• [Set exercise]
Write out each line that follows exactly as it stands, without the pictures.
────────────────
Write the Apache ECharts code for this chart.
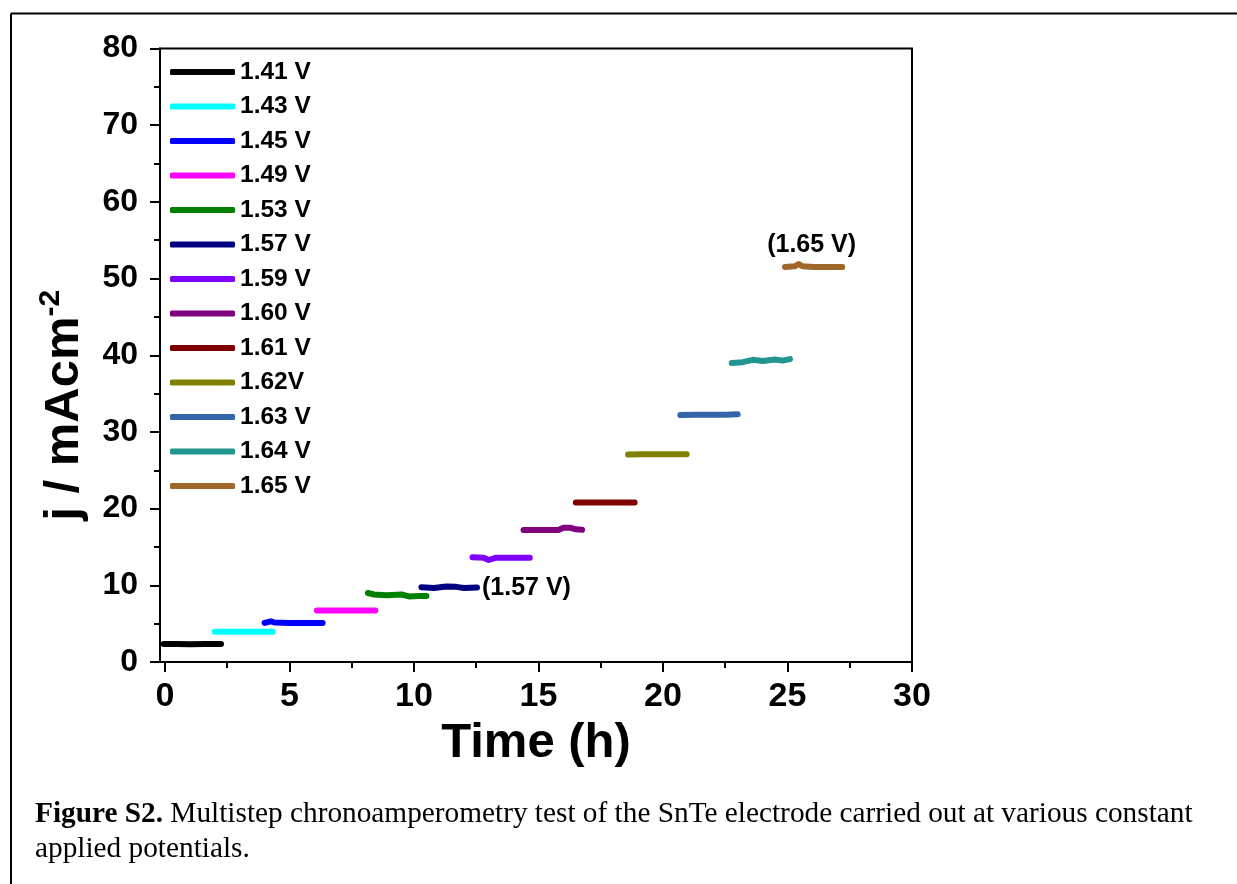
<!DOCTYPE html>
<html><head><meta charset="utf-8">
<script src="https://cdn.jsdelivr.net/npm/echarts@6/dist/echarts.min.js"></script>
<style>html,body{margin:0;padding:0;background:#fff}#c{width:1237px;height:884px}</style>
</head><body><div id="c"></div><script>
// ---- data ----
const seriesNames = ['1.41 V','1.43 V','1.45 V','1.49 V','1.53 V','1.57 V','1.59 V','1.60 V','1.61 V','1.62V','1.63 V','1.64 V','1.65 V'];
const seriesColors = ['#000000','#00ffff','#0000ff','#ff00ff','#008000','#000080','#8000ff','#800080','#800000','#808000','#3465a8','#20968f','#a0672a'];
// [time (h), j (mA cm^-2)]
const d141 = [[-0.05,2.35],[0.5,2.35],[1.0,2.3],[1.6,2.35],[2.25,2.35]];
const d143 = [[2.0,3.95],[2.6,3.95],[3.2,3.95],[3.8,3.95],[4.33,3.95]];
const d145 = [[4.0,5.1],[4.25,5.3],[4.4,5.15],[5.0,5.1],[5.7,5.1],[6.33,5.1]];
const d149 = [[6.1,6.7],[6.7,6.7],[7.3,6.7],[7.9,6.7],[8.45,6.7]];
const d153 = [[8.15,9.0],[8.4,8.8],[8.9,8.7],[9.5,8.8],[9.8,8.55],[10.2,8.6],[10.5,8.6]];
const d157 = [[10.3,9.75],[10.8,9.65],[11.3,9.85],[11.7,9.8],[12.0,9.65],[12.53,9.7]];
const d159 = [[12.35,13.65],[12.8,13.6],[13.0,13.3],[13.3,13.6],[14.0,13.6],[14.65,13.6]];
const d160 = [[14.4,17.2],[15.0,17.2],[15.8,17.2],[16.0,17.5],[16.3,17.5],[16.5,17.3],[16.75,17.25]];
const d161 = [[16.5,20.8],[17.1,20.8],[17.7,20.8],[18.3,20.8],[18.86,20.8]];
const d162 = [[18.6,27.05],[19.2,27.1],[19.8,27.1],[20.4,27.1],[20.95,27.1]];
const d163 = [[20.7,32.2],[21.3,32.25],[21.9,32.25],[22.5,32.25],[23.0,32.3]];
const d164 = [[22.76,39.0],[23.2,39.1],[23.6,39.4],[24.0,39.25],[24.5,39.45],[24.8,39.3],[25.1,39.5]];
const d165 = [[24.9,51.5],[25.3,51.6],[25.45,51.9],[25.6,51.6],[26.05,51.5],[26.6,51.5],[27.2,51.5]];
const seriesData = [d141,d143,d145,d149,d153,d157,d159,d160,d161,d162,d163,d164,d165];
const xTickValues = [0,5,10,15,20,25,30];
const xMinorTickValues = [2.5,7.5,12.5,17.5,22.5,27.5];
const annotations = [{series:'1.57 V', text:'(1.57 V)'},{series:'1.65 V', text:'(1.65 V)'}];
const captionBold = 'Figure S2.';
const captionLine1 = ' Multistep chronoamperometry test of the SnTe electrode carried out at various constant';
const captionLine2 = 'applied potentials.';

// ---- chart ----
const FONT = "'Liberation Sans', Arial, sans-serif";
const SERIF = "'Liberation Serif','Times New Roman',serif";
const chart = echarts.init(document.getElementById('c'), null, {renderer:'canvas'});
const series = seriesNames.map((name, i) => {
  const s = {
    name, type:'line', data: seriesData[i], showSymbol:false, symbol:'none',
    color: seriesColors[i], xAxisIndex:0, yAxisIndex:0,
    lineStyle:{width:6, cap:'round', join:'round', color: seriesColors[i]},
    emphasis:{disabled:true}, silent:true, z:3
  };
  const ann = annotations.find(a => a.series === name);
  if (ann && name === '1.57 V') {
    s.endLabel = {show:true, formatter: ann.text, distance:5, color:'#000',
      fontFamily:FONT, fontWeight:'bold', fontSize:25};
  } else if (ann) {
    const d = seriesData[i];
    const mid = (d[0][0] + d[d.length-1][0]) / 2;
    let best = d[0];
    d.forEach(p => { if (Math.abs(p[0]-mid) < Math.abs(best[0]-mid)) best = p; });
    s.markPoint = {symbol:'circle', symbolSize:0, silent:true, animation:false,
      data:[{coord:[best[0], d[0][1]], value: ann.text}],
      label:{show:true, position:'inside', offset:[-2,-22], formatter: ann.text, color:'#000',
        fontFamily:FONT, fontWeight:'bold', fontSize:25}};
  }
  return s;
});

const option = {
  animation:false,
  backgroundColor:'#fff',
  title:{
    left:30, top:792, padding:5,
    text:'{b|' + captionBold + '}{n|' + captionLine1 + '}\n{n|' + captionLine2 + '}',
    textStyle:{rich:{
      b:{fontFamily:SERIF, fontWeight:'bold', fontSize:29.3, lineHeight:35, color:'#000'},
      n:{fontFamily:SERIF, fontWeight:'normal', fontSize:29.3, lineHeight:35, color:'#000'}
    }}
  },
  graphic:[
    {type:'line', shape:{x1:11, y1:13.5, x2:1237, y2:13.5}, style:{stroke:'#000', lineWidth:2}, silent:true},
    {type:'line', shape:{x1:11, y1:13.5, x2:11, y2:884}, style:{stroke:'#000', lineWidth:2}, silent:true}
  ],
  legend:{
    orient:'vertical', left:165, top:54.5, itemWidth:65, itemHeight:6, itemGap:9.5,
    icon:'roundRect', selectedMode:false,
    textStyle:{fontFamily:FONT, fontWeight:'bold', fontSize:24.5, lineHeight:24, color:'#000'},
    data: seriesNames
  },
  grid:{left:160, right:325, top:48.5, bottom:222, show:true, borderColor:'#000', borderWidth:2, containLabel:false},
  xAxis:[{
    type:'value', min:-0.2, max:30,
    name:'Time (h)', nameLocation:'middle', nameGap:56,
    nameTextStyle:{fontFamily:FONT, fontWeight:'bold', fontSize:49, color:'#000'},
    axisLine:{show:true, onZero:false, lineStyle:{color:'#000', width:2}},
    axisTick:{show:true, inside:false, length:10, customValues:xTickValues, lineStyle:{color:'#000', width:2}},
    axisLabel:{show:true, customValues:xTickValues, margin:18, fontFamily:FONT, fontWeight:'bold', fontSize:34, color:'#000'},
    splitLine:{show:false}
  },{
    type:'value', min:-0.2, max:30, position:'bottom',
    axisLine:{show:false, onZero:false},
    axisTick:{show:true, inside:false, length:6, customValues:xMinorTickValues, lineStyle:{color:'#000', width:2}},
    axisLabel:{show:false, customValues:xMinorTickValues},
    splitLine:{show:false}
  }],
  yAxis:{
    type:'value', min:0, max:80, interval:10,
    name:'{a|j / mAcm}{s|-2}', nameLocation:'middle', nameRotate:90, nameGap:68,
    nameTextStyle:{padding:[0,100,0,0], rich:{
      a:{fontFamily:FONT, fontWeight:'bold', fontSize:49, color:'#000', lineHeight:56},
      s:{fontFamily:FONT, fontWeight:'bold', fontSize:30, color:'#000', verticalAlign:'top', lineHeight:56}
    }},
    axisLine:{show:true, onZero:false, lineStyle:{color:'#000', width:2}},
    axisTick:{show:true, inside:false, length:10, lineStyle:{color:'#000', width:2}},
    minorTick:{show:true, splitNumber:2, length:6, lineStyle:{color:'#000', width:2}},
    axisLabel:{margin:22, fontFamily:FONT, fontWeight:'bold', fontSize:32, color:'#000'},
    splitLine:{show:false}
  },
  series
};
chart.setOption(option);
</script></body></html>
────────────────
• [Solved exercise]
Write the Apache ECharts code for this chart.
<!DOCTYPE html>
<html><head><meta charset="utf-8">
<script src="https://cdn.jsdelivr.net/npm/echarts@6/dist/echarts.min.js"></script>
<style>html,body{margin:0;padding:0;background:#fff}#c{width:1237px;height:884px}</style>
</head><body><div id="c"></div><script>
// ---- data ----
const seriesNames = ['1.41 V','1.43 V','1.45 V','1.49 V','1.53 V','1.57 V','1.59 V','1.60 V','1.61 V','1.62V','1.63 V','1.64 V','1.65 V'];
const seriesColors = ['#000000','#00ffff','#0000ff','#ff00ff','#008000','#000080','#8000ff','#800080','#800000','#808000','#3465a8','#20968f','#a0672a'];
// [time (h), j (mA cm^-2)]
const d141 = [[-0.05,2.35],[0.5,2.35],[1.0,2.3],[1.6,2.35],[2.25,2.35]];
const d143 = [[2.0,3.95],[2.6,3.95],[3.2,3.95],[3.8,3.95],[4.33,3.95]];
const d145 = [[4.0,5.1],[4.25,5.3],[4.4,5.15],[5.0,5.1],[5.7,5.1],[6.33,5.1]];
const d149 = [[6.1,6.7],[6.7,6.7],[7.3,6.7],[7.9,6.7],[8.45,6.7]];
const d153 = [[8.15,9.0],[8.4,8.8],[8.9,8.7],[9.5,8.8],[9.8,8.55],[10.2,8.6],[10.5,8.6]];
const d157 = [[10.3,9.75],[10.8,9.65],[11.3,9.85],[11.7,9.8],[12.0,9.65],[12.53,9.7]];
const d159 = [[12.35,13.65],[12.8,13.6],[13.0,13.3],[13.3,13.6],[14.0,13.6],[14.65,13.6]];
const d160 = [[14.4,17.2],[15.0,17.2],[15.8,17.2],[16.0,17.5],[16.3,17.5],[16.5,17.3],[16.75,17.25]];
const d161 = [[16.5,20.8],[17.1,20.8],[17.7,20.8],[18.3,20.8],[18.86,20.8]];
const d162 = [[18.6,27.05],[19.2,27.1],[19.8,27.1],[20.4,27.1],[20.95,27.1]];
const d163 = [[20.7,32.2],[21.3,32.25],[21.9,32.25],[22.5,32.25],[23.0,32.3]];
const d164 = [[22.76,39.0],[23.2,39.1],[23.6,39.4],[24.0,39.25],[24.5,39.45],[24.8,39.3],[25.1,39.5]];
const d165 = [[24.9,51.5],[25.3,51.6],[25.45,51.9],[25.6,51.6],[26.05,51.5],[26.6,51.5],[27.2,51.5]];
const seriesData = [d141,d143,d145,d149,d153,d157,d159,d160,d161,d162,d163,d164,d165];
const xTickValues = [0,5,10,15,20,25,30];
const xMinorTickValues = [2.5,7.5,12.5,17.5,22.5,27.5];
const annotations = [{series:'1.57 V', text:'(1.57 V)'},{series:'1.65 V', text:'(1.65 V)'}];
const captionBold = 'Figure S2.';
const captionLine1 = ' Multistep chronoamperometry test of the SnTe electrode carried out at various constant';
const captionLine2 = 'applied potentials.';

// ---- chart ----
const FONT = "'Liberation Sans', Arial, sans-serif";
const SERIF = "'Liberation Serif','Times New Roman',serif";
const chart = echarts.init(document.getElementById('c'), null, {renderer:'canvas'});
const series = seriesNames.map((name, i) => {
  const s = {
    name, type:'line', data: seriesData[i], showSymbol:false, symbol:'none',
    color: seriesColors[i], xAxisIndex:0, yAxisIndex:0,
    lineStyle:{width:6, cap:'round', join:'round', color: seriesColors[i]},
    emphasis:{disabled:true}, silent:true, z:3
  };
  const ann = annotations.find(a => a.series === name);
  if (ann && name === '1.57 V') {
    s.endLabel = {show:true, formatter: ann.text, distance:5, color:'#000',
      fontFamily:FONT, fontWeight:'bold', fontSize:25};
  } else if (ann) {
    const d = seriesData[i];
    const mid = (d[0][0] + d[d.length-1][0]) / 2;
    let best = d[0];
    d.forEach(p => { if (Math.abs(p[0]-mid) < Math.abs(best[0]-mid)) best = p; });
    s.markPoint = {symbol:'circle', symbolSize:0, silent:true, animation:false,
      data:[{coord:[best[0], d[0][1]], value: ann.text}],
      label:{show:true, position:'inside', offset:[-2,-22], formatter: ann.text, color:'#000',
        fontFamily:FONT, fontWeight:'bold', fontSize:25}};
  }
  return s;
});

const option = {
  animation:false,
  backgroundColor:'#fff',
  title:{
    left:30, top:792, padding:5,
    text:'{b|' + captionBold + '}{n|' + captionLine1 + '}\n{n|' + captionLine2 + '}',
    textStyle:{rich:{
      b:{fontFamily:SERIF, fontWeight:'bold', fontSize:29.3, lineHeight:35, color:'#000'},
      n:{fontFamily:SERIF, fontWeight:'normal', fontSize:29.3, lineHeight:35, color:'#000'}
    }}
  },
  graphic:[
    {type:'line', shape:{x1:11, y1:13.5, x2:1237, y2:13.5}, style:{stroke:'#000', lineWidth:2}, silent:true},
    {type:'line', shape:{x1:11, y1:13.5, x2:11, y2:884}, style:{stroke:'#000', lineWidth:2}, silent:true}
  ],
  legend:{
    orient:'vertical', left:165, top:54.5, itemWidth:65, itemHeight:6, itemGap:9.5,
    icon:'roundRect', selectedMode:false,
    textStyle:{fontFamily:FONT, fontWeight:'bold', fontSize:24.5, lineHeight:24, color:'#000'},
    data: seriesNames
  },
  grid:{left:160, right:325, top:48.5, bottom:222, show:true, borderColor:'#000', borderWidth:2, containLabel:false},
  xAxis:[{
    type:'value', min:-0.2, max:30,
    name:'Time (h)', nameLocation:'middle', nameGap:56,
    nameTextStyle:{fontFamily:FONT, fontWeight:'bold', fontSize:49, color:'#000'},
    axisLine:{show:true, onZero:false, lineStyle:{color:'#000', width:2}},
    axisTick:{show:true, inside:false, length:10, customValues:xTickValues, lineStyle:{color:'#000', width:2}},
    axisLabel:{show:true, customValues:xTickValues, margin:18, fontFamily:FONT, fontWeight:'bold', fontSize:34, color:'#000'},
    splitLine:{show:false}
  },{
    type:'value', min:-0.2, max:30, position:'bottom',
    axisLine:{show:false, onZero:false},
    axisTick:{show:true, inside:false, length:6, customValues:xMinorTickValues, lineStyle:{color:'#000', width:2}},
    axisLabel:{show:false, customValues:xMinorTickValues},
    splitLine:{show:false}
  }],
  yAxis:{
    type:'value', min:0, max:80, interval:10,
    name:'{a|j / mAcm}{s|-2}', nameLocation:'middle', nameRotate:90, nameGap:68,
    nameTextStyle:{padding:[0,100,0,0], rich:{
      a:{fontFamily:FONT, fontWeight:'bold', fontSize:49, color:'#000', lineHeight:56},
      s:{fontFamily:FONT, fontWeight:'bold', fontSize:30, color:'#000', verticalAlign:'top', lineHeight:56}
    }},
    axisLine:{show:true, onZero:false, lineStyle:{color:'#000', width:2}},
    axisTick:{show:true, inside:false, length:10, lineStyle:{color:'#000', width:2}},
    minorTick:{show:true, splitNumber:2, length:6, lineStyle:{color:'#000', width:2}},
    axisLabel:{margin:22, fontFamily:FONT, fontWeight:'bold', fontSize:32, color:'#000'},
    splitLine:{show:false}
  },
  series
};
chart.setOption(option);
</script></body></html>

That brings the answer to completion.